Multiple Agencies to Regulate Stablecoins in the US
The GENIUS Act establishes a comprehensive dual federal and state legal framework for policing stablecoins. It permits various regulated entities – including banks, credit unions, and nonbanks – to issue stablecoins. Depending on their type, these entities will fall under the oversight of different federal agencies:
- National Credit Union Administration
- Federal Deposit Insurance Corporation
- Office of the Comptroller of the Currency
- Treasury
- Federal Reserve
Notably, entities with less than $10 billion in issued stablecoins have the option to be regulated at the state level, provided the state has established a stablecoin regulator. This multi-agency approach reflects the complex nature of stablecoins, blending aspects of currency, securities, and banking within the existing regulatory landscape.

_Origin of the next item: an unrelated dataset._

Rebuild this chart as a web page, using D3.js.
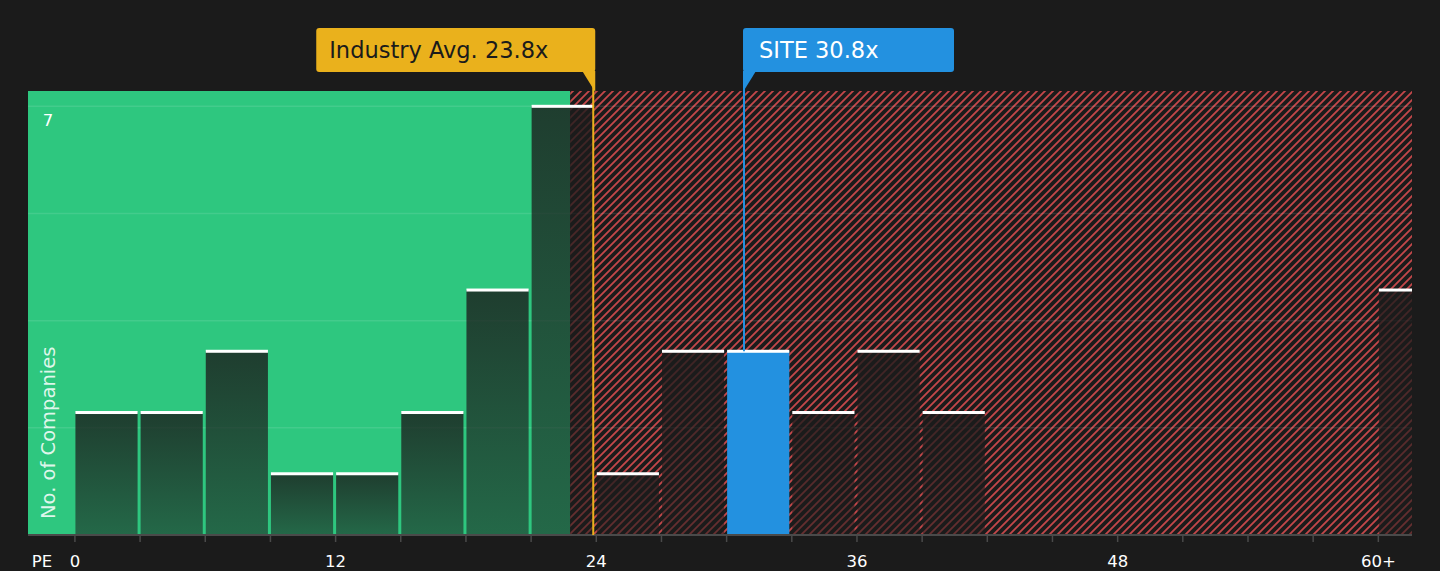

A New Era for Digital Assets
The passage of the GENIUS Act marks a watershed moment for stablecoin regulation and the broader crypto market. By providing a clear framework for US stablecoins, addressing critical issues like reserve backing and issuer licensing, and setting the stage for future digital asset legislation, this bill aims to bring greater stability and legitimacy to a rapidly evolving financial sector. While challenges remain, particularly concerning DeFi and the adjustment to new operational norms, this comprehensive crypto law is poised to usher in a new era of regulated growth and innovation within the digital economy. The industry will now closely watch as the regulations take shape and the market adapts to these transformative changes.